There were only ever two distinct generations of Rambler Americans: the original 1950-1952 version, which was reprised for 1958 (sedan only) and 1959 (wagon).
It got some new sheet metal and an interior update for 1961, but under that dumpy little box, the same chassis and ancient flathead six were still hiding (CC here).
Ramblers finally got fresh new bodies in 1963 (Classic and Ambassador) and 1964 (American). In order to afford the tooling, AMC used the same basic body for all three lines, with the American’s body losing a slice down the middle. Clever. It was a fresh, clean and up-to date look at the time, but period road tests consistently faulted the Ramblers for exceptionally dull handling. That trait came to be very closely associated with the brand; as in rambling all over a curve.

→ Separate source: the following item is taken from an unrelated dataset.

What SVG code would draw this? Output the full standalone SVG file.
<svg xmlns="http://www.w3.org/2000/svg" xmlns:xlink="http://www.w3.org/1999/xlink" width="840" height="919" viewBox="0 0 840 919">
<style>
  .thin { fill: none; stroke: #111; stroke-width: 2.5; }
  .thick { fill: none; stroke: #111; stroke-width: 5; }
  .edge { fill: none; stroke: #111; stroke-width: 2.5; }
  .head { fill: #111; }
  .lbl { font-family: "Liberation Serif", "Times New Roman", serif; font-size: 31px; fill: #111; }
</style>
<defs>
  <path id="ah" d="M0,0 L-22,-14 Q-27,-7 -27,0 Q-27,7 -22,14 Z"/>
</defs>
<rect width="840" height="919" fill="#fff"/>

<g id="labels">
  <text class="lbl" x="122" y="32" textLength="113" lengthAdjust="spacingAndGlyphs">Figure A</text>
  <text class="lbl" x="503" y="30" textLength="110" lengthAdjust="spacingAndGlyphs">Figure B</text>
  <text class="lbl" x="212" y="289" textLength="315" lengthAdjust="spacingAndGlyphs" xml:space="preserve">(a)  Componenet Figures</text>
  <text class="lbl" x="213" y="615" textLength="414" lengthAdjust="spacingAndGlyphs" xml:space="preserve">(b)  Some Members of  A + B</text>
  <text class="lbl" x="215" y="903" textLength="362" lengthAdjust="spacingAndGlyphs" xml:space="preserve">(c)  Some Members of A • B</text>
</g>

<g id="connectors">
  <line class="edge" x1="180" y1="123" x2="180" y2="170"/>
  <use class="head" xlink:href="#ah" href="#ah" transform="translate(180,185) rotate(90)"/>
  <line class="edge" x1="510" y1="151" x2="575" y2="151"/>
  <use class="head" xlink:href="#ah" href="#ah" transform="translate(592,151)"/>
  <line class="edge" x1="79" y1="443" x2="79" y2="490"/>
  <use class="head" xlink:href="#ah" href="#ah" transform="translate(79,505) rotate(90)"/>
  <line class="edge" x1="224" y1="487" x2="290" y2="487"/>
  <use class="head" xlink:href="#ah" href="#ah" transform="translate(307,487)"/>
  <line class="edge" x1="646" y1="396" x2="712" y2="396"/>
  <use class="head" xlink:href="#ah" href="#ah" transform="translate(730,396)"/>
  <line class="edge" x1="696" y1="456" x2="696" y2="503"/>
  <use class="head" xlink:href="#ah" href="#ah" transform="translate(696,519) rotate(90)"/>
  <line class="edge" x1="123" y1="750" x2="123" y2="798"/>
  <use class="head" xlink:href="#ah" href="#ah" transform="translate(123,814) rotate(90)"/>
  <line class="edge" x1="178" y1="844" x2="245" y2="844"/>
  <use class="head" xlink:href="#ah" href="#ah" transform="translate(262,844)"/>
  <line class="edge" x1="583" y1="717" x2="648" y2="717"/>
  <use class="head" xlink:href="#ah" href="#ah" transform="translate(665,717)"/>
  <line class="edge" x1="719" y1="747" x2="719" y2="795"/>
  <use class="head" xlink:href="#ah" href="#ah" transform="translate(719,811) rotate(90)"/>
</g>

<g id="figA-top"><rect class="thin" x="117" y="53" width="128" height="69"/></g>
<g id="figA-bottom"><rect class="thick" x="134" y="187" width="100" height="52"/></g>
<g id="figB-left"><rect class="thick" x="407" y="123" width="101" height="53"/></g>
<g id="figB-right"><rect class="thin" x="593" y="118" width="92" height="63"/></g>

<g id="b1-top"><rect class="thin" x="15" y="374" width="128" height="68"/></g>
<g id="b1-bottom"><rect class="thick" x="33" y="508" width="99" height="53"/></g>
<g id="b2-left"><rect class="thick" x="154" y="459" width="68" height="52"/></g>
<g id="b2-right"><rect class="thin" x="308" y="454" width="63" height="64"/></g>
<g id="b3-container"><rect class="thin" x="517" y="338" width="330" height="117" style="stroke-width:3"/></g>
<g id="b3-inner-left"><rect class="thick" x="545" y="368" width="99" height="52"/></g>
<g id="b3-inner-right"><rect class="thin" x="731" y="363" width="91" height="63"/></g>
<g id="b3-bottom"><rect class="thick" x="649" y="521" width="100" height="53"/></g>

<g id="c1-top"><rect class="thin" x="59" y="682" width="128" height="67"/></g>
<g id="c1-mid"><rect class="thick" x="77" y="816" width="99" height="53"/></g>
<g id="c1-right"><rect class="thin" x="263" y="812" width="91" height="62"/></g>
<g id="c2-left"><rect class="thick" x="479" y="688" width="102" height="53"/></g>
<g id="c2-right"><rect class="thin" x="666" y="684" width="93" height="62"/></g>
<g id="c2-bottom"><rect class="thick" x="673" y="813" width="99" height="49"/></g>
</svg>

The compact market took a protracted dive in the second half of the sixties, as buyers gravitated either to sporty cars like the Mustang, which could be had for very little more, or to imports. This generation of Americans never sold really well, and sales drooped as the years went by.

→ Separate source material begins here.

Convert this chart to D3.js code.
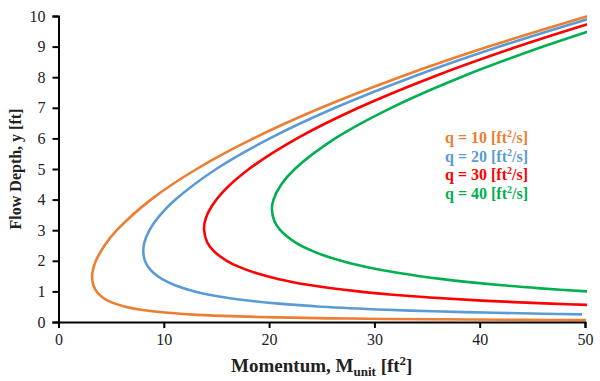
<!DOCTYPE html>
<html>
<head>
  <meta charset="utf-8">
  <title>Specific momentum</title>
  <script src="https://cdn.jsdelivr.net/npm/d3@7"></script>
  <style>
    body { margin: 0; background: #fff; }
    text { font-family: "Liberation Serif", "Times New Roman", serif; }
  </style>
</head>
<body>
<div id="chart"></div>
<script>
// flow depths y [ft] and momentum M [ft2]
var depth10 = [0.062, 0.07, 0.08, 0.1, 0.12, 0.15, 0.2, 0.25, 0.3, 0.4, 0.5, 0.6, 0.7, 0.8, 1.0, 1.2, 1.46, 1.7, 2.0, 2.5, 3, 4, 5, 6, 7, 8, 9, 10];
var mom10   = [50.09, 44.37, 38.82, 31.06, 25.89, 20.72, 15.55, 12.45, 10.40, 7.84, 6.34, 5.36, 4.68, 4.20, 3.61, 3.31, 3.19, 3.27, 3.55, 4.37, 5.54, 8.78, 13.12, 18.52, 24.94, 32.39, 40.85, 50.31];

var depth20 = [0.25, 0.27, 0.3, 0.35, 0.4, 0.5, 0.6, 0.7, 0.8, 1.0, 1.2, 1.4, 1.6, 1.8, 2.0, 2.32, 2.6, 3.0, 3.5, 4, 5, 6, 7, 8, 9, 10];
var mom20   = [49.72, 46.04, 41.45, 35.55, 31.14, 24.97, 20.88, 17.99, 15.85, 12.92, 11.07, 9.85, 9.04, 8.52, 8.21, 8.05, 8.16, 8.64, 9.67, 11.11, 14.98, 20.07, 26.27, 33.55, 41.88, 51.24];

var depth30 = [0.55, 0.6, 0.7, 0.8, 0.9, 1.0, 1.2, 1.4, 1.6, 1.8, 2.0, 2.3, 2.6, 3.04, 3.4, 3.8, 4.3, 5, 6, 7, 8, 9, 10];
var mom30   = [50.97, 46.76, 40.18, 35.26, 31.46, 28.45, 24.01, 20.94, 18.75, 17.15, 15.98, 14.80, 14.13, 13.82, 14.00, 14.58, 15.75, 18.09, 22.66, 28.49, 35.49, 43.61, 52.80];

var depth40 = [0.95, 1.0, 1.1, 1.2, 1.4, 1.6, 1.8, 2.0, 2.3, 2.6, 3.0, 3.3, 3.68, 4.0, 4.5, 5, 6, 7, 8, 9, 9.5, 10];
var mom40   = [52.76, 50.19, 45.78, 42.13, 36.47, 32.34, 29.23, 26.84, 24.25, 22.49, 21.06, 20.50, 20.27, 20.42, 21.17, 22.44, 26.28, 31.60, 38.21, 46.02, 50.36, 54.97];

var seriesNames = ["10", "20", "30", "40"];
var seriesColors = ["#ED7D31", "#5B9BD5", "#FF0000", "#00B050"];
var xTicks = [0, 10, 20, 30, 40, 50];
var yTicks = [0, 1, 2, 3, 4, 5, 6, 7, 8, 9, 10];

var width = 600, height = 381;
var margin = {top: 16, right: 15, bottom: 59, left: 58.5};

var svg = d3.select("#chart").append("svg")
  .attr("width", width)
  .attr("height", height);

var x = d3.scaleLinear().domain([0, 50]).range([margin.left, width - margin.right]);
var y = d3.scaleLinear().domain([0, 10]).range([height - margin.bottom, margin.top]);

svg.append("defs").append("clipPath").attr("id", "plotClip")
  .append("rect")
  .attr("x", x(0)).attr("y", y(10) - 2)
  .attr("width", x(50) - x(0) + 2).attr("height", y(0) - y(10) + 2);

var series = [
  {depth: depth10, mom: mom10},
  {depth: depth20, mom: mom20},
  {depth: depth30, mom: mom30},
  {depth: depth40, mom: mom40}
];

var line = d3.line()
  .x(function(d) { return x(d[1]); })
  .y(function(d) { return y(d[0]); })
  .curve(d3.curveCatmullRom.alpha(0.5));

svg.append("g").attr("clip-path", "url(#plotClip)")
  .selectAll("path")
  .data(series)
  .enter().append("path")
  .attr("fill", "none")
  .attr("stroke", function(d, i) { return seriesColors[i]; })
  .attr("stroke-width", 2.6)
  .attr("d", function(d) { return line(d3.zip(d.depth, d.mom)); });

// axes
var xAxis = svg.append("g")
  .attr("transform", "translate(0," + y(0) + ")")
  .call(d3.axisBottom(x).tickValues(xTicks).tickSize(6).tickPadding(6));
var yAxis = svg.append("g")
  .attr("transform", "translate(" + x(0) + ",0)")
  .call(d3.axisLeft(y).tickValues(yTicks).tickSize(6).tickPadding(7));

[xAxis, yAxis].forEach(function(a) {
  a.select(".domain").attr("stroke", "#000").attr("stroke-width", 2);
  a.selectAll(".tick line").attr("stroke", "#000").attr("stroke-width", 2);
  a.selectAll(".tick text")
    .attr("fill", "#222")
    .style("font-family", "'Liberation Serif', serif")
    .style("font-size", "16px");
});

// axis titles
var xt = svg.append("text")
  .attr("x", (x(0) + x(50)) / 2)
  .attr("y", 372)
  .attr("text-anchor", "middle")
  .style("font-size", "19px")
  .style("font-weight", "bold")
  .attr("fill", "#222");
xt.append("tspan").text("Momentum, M");
xt.append("tspan").attr("dy", 4).style("font-size", "13px").text("unit");
xt.append("tspan").attr("dy", -4).text(" [ft");
xt.append("tspan").attr("dy", -7).style("font-size", "13px").text("2");
xt.append("tspan").attr("dy", 7).text("]");

svg.append("text")
  .attr("transform", "translate(21," + ((y(0) + y(10)) / 2) + ") rotate(-90)")
  .attr("text-anchor", "middle")
  .style("font-size", "16px")
  .style("font-weight", "bold")
  .attr("fill", "#222")
  .text("Flow Depth, y [ft]");

// legend
var legend = svg.append("g").selectAll("text")
  .data(seriesNames)
  .enter().append("text")
  .attr("x", 445)
  .attr("y", function(d, i) { return 143 + i * 18.6; })
  .attr("fill", function(d, i) { return seriesColors[i]; })
  .style("font-size", "16px")
  .style("font-weight", "bold");
legend.append("tspan").text(function(d) { return "q = " + d + " [ft"; });
legend.append("tspan").attr("dy", -6).style("font-size", "10px").text("2");
legend.append("tspan").attr("dy", 6).text("/s]");
</script>
</body>
</html>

By in 1969, to stimulate sagging sales, AMC offered a very basic Rambler two door for only $1998 ($12k adjusted), two hundred bucks more than the 1950 original, despite almost two decades of inflation. Quite the change from the original 1950 Rambler premium compact premise. It did give a bump in sales of the two-door in its final year. But in 1970, the AMC Hornet arrived, trying hard to inject some life into the segment.

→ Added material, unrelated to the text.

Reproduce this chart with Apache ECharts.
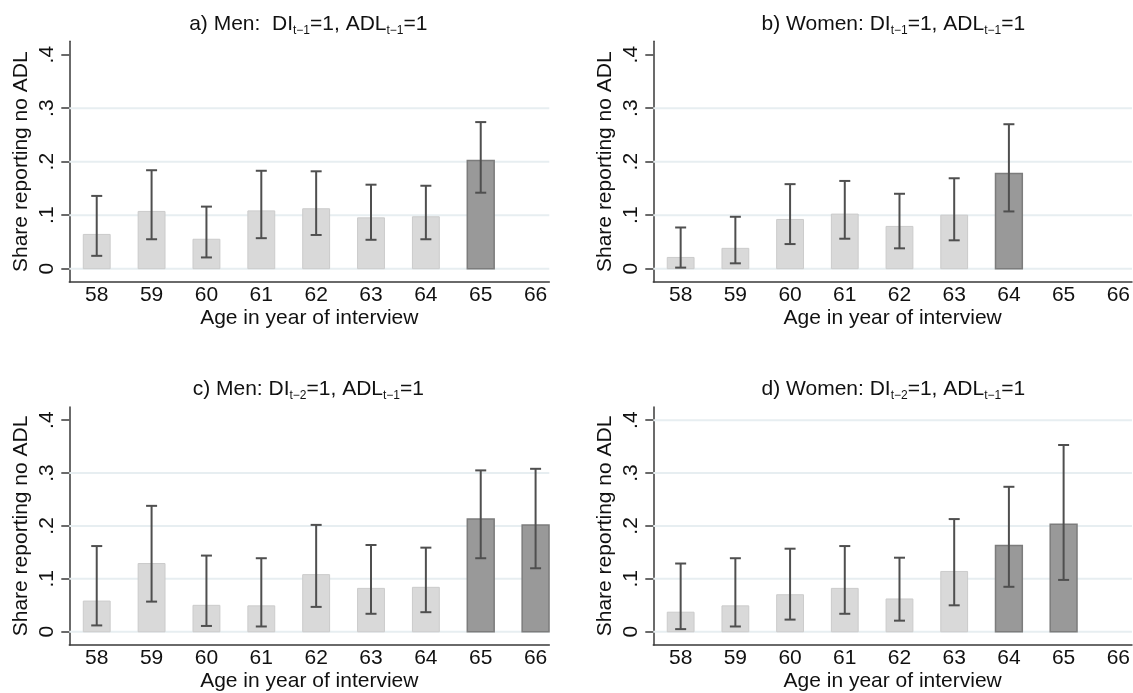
<!DOCTYPE html>
<html>
<head>
<meta charset="utf-8">
<script src="https://cdn.jsdelivr.net/npm/echarts@6/dist/echarts.min.js"></script>
<style>
  html, body { margin: 0; padding: 0; background: #ffffff; }
  #chart { width: 1133px; height: 693px; }
</style>
</head>
<body>
<div id="chart"></div>
<script>
// Ages on the horizontal axis of every panel
const ages = [58, 59, 60, 61, 62, 63, 64, 65, 66];
const yTicks = [0, 0.1, 0.2, 0.3, 0.4];

// a) Men, DI(t-1)=1, ADL(t-1)=1
const menLag1Share = [0.064, 0.107, 0.055, 0.108, 0.112, 0.095, 0.097, 0.202, null];
const menLag1Low   = [0.024, 0.055, 0.021, 0.057, 0.063, 0.054, 0.055, 0.142, null];
const menLag1High  = [0.136, 0.184, 0.116, 0.183, 0.182, 0.157, 0.155, 0.274, null];
const menLag1Dark  = [65];
const menLag1Grid  = [0, 0.1, 0.2, 0.3];

// b) Women, DI(t-1)=1, ADL(t-1)=1
const womenLag1Share = [0.021, 0.038, 0.092, 0.102, 0.079, 0.100, 0.178, null, null];
const womenLag1Low   = [0.002, 0.010, 0.046, 0.056, 0.038, 0.053, 0.107, null, null];
const womenLag1High  = [0.077, 0.097, 0.158, 0.164, 0.140, 0.169, 0.270, null, null];
const womenLag1Dark  = [64];
const womenLag1Grid  = [0, 0.1, 0.2, 0.3];

// c) Men, DI(t-2)=1, ADL(t-1)=1
const menLag2Share = [0.058, 0.129, 0.050, 0.049, 0.108, 0.082, 0.084, 0.213, 0.202];
const menLag2Low   = [0.012, 0.057, 0.011, 0.010, 0.047, 0.034, 0.037, 0.139, 0.120];
const menLag2High  = [0.162, 0.238, 0.144, 0.139, 0.202, 0.164, 0.159, 0.305, 0.308];
const menLag2Dark  = [65, 66];
const menLag2Grid  = [0, 0.1, 0.2, 0.3];

// d) Women, DI(t-2)=1, ADL(t-1)=1
const womenLag2Share = [0.037, 0.049, 0.070, 0.082, 0.062, 0.114, 0.163, 0.203, null];
const womenLag2Low   = [0.005, 0.010, 0.023, 0.034, 0.021, 0.050, 0.085, 0.098, null];
const womenLag2High  = [0.129, 0.139, 0.157, 0.162, 0.140, 0.213, 0.274, 0.353, null];
const womenLag2Dark  = [64, 65];
const womenLag2Grid  = [0, 0.1, 0.2, 0.3, 0.4];

const panelTitles = [
  '{m|a) Men:  DI}{s|t\u22121}{m|=1, ADL}{s|t\u22121}{m|=1}',
  '{m|b) Women: DI}{s|t\u22121}{m|=1, ADL}{s|t\u22121}{m|=1}',
  '{m|c) Men: DI}{s|t\u22122}{m|=1, ADL}{s|t\u22121}{m|=1}',
  '{m|d) Women: DI}{s|t\u22122}{m|=1, ADL}{s|t\u22121}{m|=1}'
];
const xName = 'Age in year of interview';
const yName = 'Share reporting no ADL';

const panels = [
  { share: menLag1Share,   low: menLag1Low,   high: menLag1High,   dark: menLag1Dark,   grid: menLag1Grid },
  { share: womenLag1Share, low: womenLag1Low, high: womenLag1High, dark: womenLag1Dark, grid: womenLag1Grid },
  { share: menLag2Share,   low: menLag2Low,   high: menLag2High,   dark: menLag2Dark,   grid: menLag2Grid },
  { share: womenLag2Share, low: womenLag2Low, high: womenLag2High, dark: womenLag2Dark, grid: womenLag2Grid }
];

// Layout of the 2 x 2 panels
const FONT = "'Liberation Sans', Arial, Helvetica, sans-serif";
const colLeft = [69.3, 653.3];
const rowTop = [41.3, 406.9];
const plotW = 480;
const plotH = 240.75;
const Y_MIN = -0.025, Y_MAX = 0.425;
const X_MIN = 57.5, X_MAX = 66.25;

const LIGHT_FILL = '#d9d9d9', LIGHT_EDGE = '#cbcbcb';
const DARK_FILL = '#999999', DARK_EDGE = '#7c7c7c';
const ERR_COLOR = '#4f4f4f';
const AXIS_COLOR = '#3a3a3a';
const GRID_COLOR = '#e7eef1';

function fmtY(v) {
  if (Math.abs(v) < 1e-9) return '0';
  return v.toFixed(1).replace(/^0/, '');
}

// horizontal reference line across the whole plot area
function renderGridLine(params, api) {
  const cs = params.coordSys;
  const y = api.coord([X_MIN, api.value(0)])[1];
  return {
    type: 'line',
    shape: { x1: cs.x, y1: y, x2: cs.x + cs.width, y2: y },
    style: { stroke: GRID_COLOR, lineWidth: 2 }
  };
}

function renderBar(params, api) {
  const x = api.value(0), v = api.value(1), dark = api.value(2);
  const base = api.coord([x, 0]);
  const top = api.coord([x, v]);
  const w = api.size([0.49, 0])[0];
  return {
    type: 'rect',
    shape: { x: base[0] - w / 2, y: top[1], width: w, height: base[1] - top[1] },
    style: {
      fill: dark ? DARK_FILL : LIGHT_FILL,
      stroke: dark ? DARK_EDGE : LIGHT_EDGE,
      lineWidth: dark ? 1.5 : 1
    }
  };
}

function renderErr(params, api) {
  const x = api.value(0);
  const pLo = api.coord([x, api.value(1)]);
  const pHi = api.coord([x, api.value(2)]);
  const half = 5.5;
  const st = { stroke: ERR_COLOR, lineWidth: 2 };
  return {
    type: 'group',
    children: [
      { type: 'line', shape: { x1: pLo[0], y1: pLo[1], x2: pHi[0], y2: pHi[1] }, style: st },
      { type: 'line', shape: { x1: pHi[0] - half, y1: pHi[1], x2: pHi[0] + half, y2: pHi[1] }, style: st },
      { type: 'line', shape: { x1: pLo[0] - half, y1: pLo[1], x2: pLo[0] + half, y2: pLo[1] }, style: st }
    ]
  };
}

const grids = [], xAxes = [], yAxes = [], series = [], titles = [];

panels.forEach((p, i) => {
  const col = i % 2, row = Math.floor(i / 2);
  const left = colLeft[col], top = rowTop[row];
  grids.push({ left: left, top: top, width: plotW, height: plotH, containLabel: false });

  titles.push({
    text: panelTitles[i],
    left: left + plotW / 2 - (col === 0 ? 1 : 0),
    top: top - 30,
    textAlign: 'center',
    padding: 0,
    textStyle: {
      fontWeight: 'normal',
      rich: {
        m: { fontFamily: FONT, fontSize: 21, fontWeight: 'normal', lineHeight: 25, color: '#111111' },
        s: { fontFamily: FONT, fontSize: 12, fontWeight: 'normal', lineHeight: 17, verticalAlign: 'bottom', color: '#111111' }
      }
    }
  });

  xAxes.push({
    type: 'value', gridIndex: i, min: X_MIN, max: X_MAX,
    name: xName, nameLocation: 'middle', nameGap: 26,
    nameTextStyle: { fontFamily: FONT, fontSize: 21, color: '#111111' },
    axisLine: { show: true, onZero: false, lineStyle: { color: AXIS_COLOR, width: 1.5 } },
    axisTick: { show: false, customValues: ages },
    axisLabel: { customValues: ages, fontFamily: FONT, fontSize: 21, color: '#111111', margin: 3 },
    splitLine: { show: false }
  });

  yAxes.push({
    type: 'value', gridIndex: i, min: Y_MIN, max: Y_MAX,
    name: yName, nameLocation: 'middle', nameGap: 38, nameRotate: 90,
    nameTextStyle: { fontFamily: FONT, fontSize: 21, color: '#111111' },
    axisLine: { show: true, lineStyle: { color: AXIS_COLOR, width: 1.5 } },
    axisTick: { show: true, length: 8, customValues: yTicks, lineStyle: { color: AXIS_COLOR, width: 1.5 } },
    axisLabel: { customValues: yTicks, rotate: 90, formatter: fmtY, fontFamily: FONT, fontSize: 21, color: '#111111', margin: 12 },
    splitLine: { show: false }
  });

  series.push({
    type: 'custom', xAxisIndex: i, yAxisIndex: i, z: 1, silent: true,
    renderItem: renderGridLine, data: p.grid.map(v => [v]),
    encode: { y: 0 }, animation: false
  });

  const barData = [], errData = [];
  ages.forEach((a, k) => {
    if (p.share[k] == null) return;
    barData.push([a, p.share[k], p.dark.indexOf(a) >= 0 ? 1 : 0]);
    errData.push([a, p.low[k], p.high[k]]);
  });

  series.push({
    type: 'custom', xAxisIndex: i, yAxisIndex: i, z: 2,
    renderItem: renderBar, data: barData,
    encode: { x: 0, y: 1 }, animation: false
  });
  series.push({
    type: 'custom', xAxisIndex: i, yAxisIndex: i, z: 3,
    renderItem: renderErr, data: errData,
    encode: { x: 0, y: [1, 2] }, animation: false
  });
});

const chart = echarts.init(document.getElementById('chart'), null, { renderer: 'canvas' });
chart.setOption({
  backgroundColor: '#ffffff',
  animation: false,
  title: titles,
  grid: grids,
  xAxis: xAxes,
  yAxis: yAxes,
  series: series
});
</script>
</body>
</html>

A mere 13,233 Rambler wagons were built in 1969, so these aren’t exactly too common anymore. By 1969, incomes were up, and compact wagons didn’t really didn’t make sense for traditional wagon buyers: families. For a couple more bucks per month, there was a plethora of mid-sized wagons beckoning. It explains why GM never bothered with wagons for the 1968 and-up Novas and such; the Falcon wagon (now Fairlane-sized) went away too after 1970, and even the stalwart Chrysler compacts lost the wagon with their 1967 redesign. It was a dead end at the time, until little Japanese wagons became the rage again, within a few years.
This top-line 440 wagon bucked the trend, or more like rode it. Instead of the popular thrifty sixes of yore, it packed AMC’s second-gen compact V8, which arrived in 1966.
The 290 was offered in two versions for the Rambler: a 200 (gross) hp two-barrel, like this one, and a 225 hp version was optional on the Rogue coupe. The standard six was the 199 incher; the 232 version was optional. Good strong American motors.
Then there was the ultimate non-Rambler, the cartoonish SC/Rambler-Hurst coupe, one of the more outlandish fruits of the muscle-car era. With a 315 hp 390 V8 and Hurst-shifted four speed, it was plenty fast, in a straight line. Only 1512 of these “Scramblers” were built, and they are undoubtedly a desirable collectible. Now that was quite the send-off for the brand; the automotive version of a cherry bomb.
The Rambler’s interior is hardly memorable (that’s an aftermarket wheel). Of course, some might argue that the sparse clean arrangement of its gauges is better than the deeply-sculpted plastic caves that soon dominated in the seventies. Reminds a bit of Studebaker’s last dashboard; maybe it’s a dying brand thing.
The Rambler brand was finished, but American Motors still had a few more interesting chapters ahead of it. But unlike GM and Chrysler, that never included a Chapter 11.